It’s like brewing beer
Several years ago I used to brew beer. If you've never done this, you let the beer ferment in a glass container called a carboy that's topped by a fermentation lock. A fermentation lock is a clever device that lets the carbon dioxide from the fermenting beer escape but doesn't let the outside air get in and contaminate your beer.
Once I noticed that the fermentation lock on a batch of fermenting beer had become clogged, so I took it off to clean it. This caused a dramatic reaction. Imagine shaking a five-gallon bottle of beer and then opening it. That's pretty much what happened. But because a five-gallon container is much bigger than a 12-ounce beer this didn't happen right away. Instead, I got to watch the bubbles streaming up from the bottom of the carboy for a second or two, fully knowing that there was no possible way to stop them and that they would almost certainly make the biggest mess that I'd ever seen once they made good their escape from the carboy. Fortunately, my wife was in Japan on business for a few weeks, so I had plenty of time to clean up the spill that resulted from this incident.

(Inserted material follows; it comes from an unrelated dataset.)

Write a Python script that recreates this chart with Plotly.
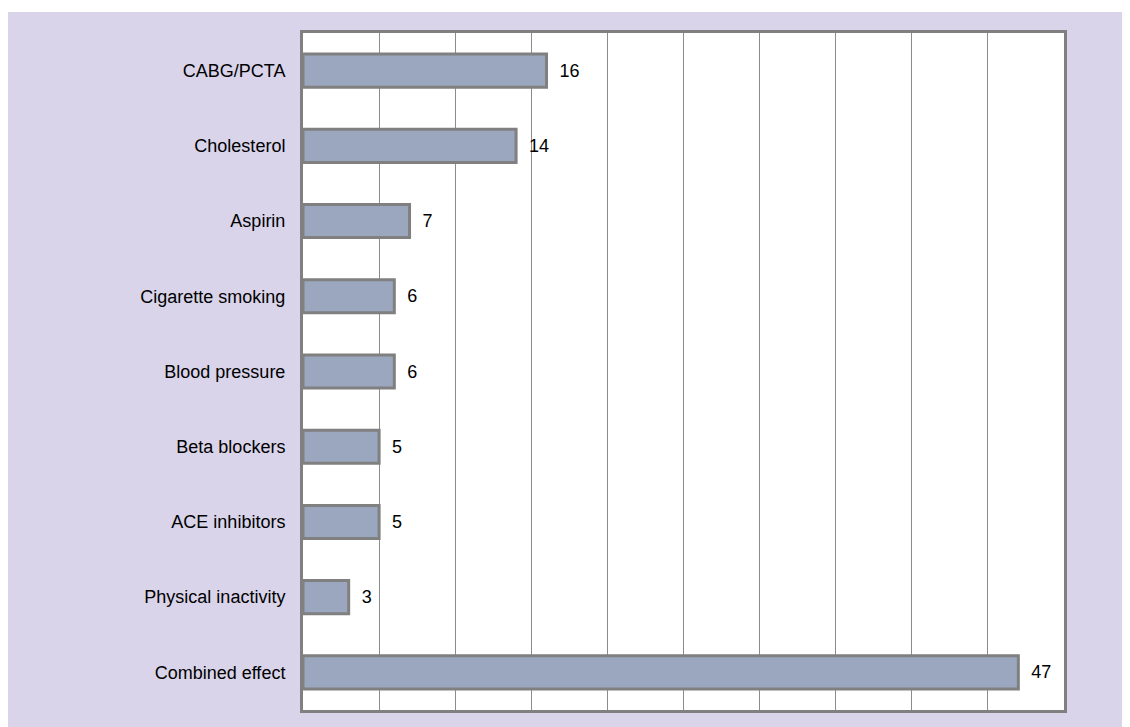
import plotly.graph_objects as go

# risk factor categories, top to bottom
factors = ["CABG/PCTA", "Cholesterol", "Aspirin", "Cigarette smoking",
           "Blood pressure", "Beta blockers", "ACE inhibitors",
           "Physical inactivity", "Combined effect"]
values = [16, 14, 7, 6, 6, 5, 5, 3, 47]

fig = go.Figure()

fig.add_trace(go.Bar(
    x=values, y=factors, orientation="h", width=0.44,
    marker=dict(color="#9BA7BE", line=dict(color="#808080", width=3)),
    text=["  " + str(v) for v in values], textposition="outside",
    textfont=dict(family="Liberation Sans, Arial", size=18, color="black"),
    cliponaxis=False,
))

# lavender panel behind everything, white plot area on top of it
fig.add_shape(type="rect", xref="paper", yref="paper", x0=-0.3877, x1=1.09,
              y0=-0.03, y1=1.031, fillcolor="#D9D4EA", line_width=0, layer="below")
fig.add_shape(type="rect", xref="paper", yref="paper", x0=0, x1=1, y0=0, y1=1,
              fillcolor="white", line_width=0, layer="below")

fig.update_layout(
    width=1122, height=719,
    margin=dict(l=295, r=66, t=25, b=17),
    paper_bgcolor="white", plot_bgcolor="white",
    showlegend=False,
    font=dict(family="Liberation Sans, Arial", size=18, color="black"),
)

fig.update_xaxes(range=[0, 50], dtick=5, showticklabels=False, ticks="",
                 showgrid=True, gridcolor="#8C8C8C", gridwidth=1,
                 showline=True, mirror=True, linecolor="#808080", linewidth=3,
                 zeroline=False)
fig.update_yaxes(autorange="reversed", showgrid=False, ticks="",
                 ticklabelstandoff=11,
                 showline=True, mirror=True, linecolor="#808080", linewidth=3)

fig.write_html("out.html")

Every now and then I'm reminded of the mess that this particular incident caused. There's no clear analogy to popping off the fermentation lock, but the unstoppable flow of fermenting beer and the mess it made often reminds me of the huge amounts of sensitive information that's routinely revealed in data breaches and the high costs of cleaning up after the breaches. I was lucky enough to have a few weeks to clean up after the mess that I made. Few companies are as lucky with data breaches.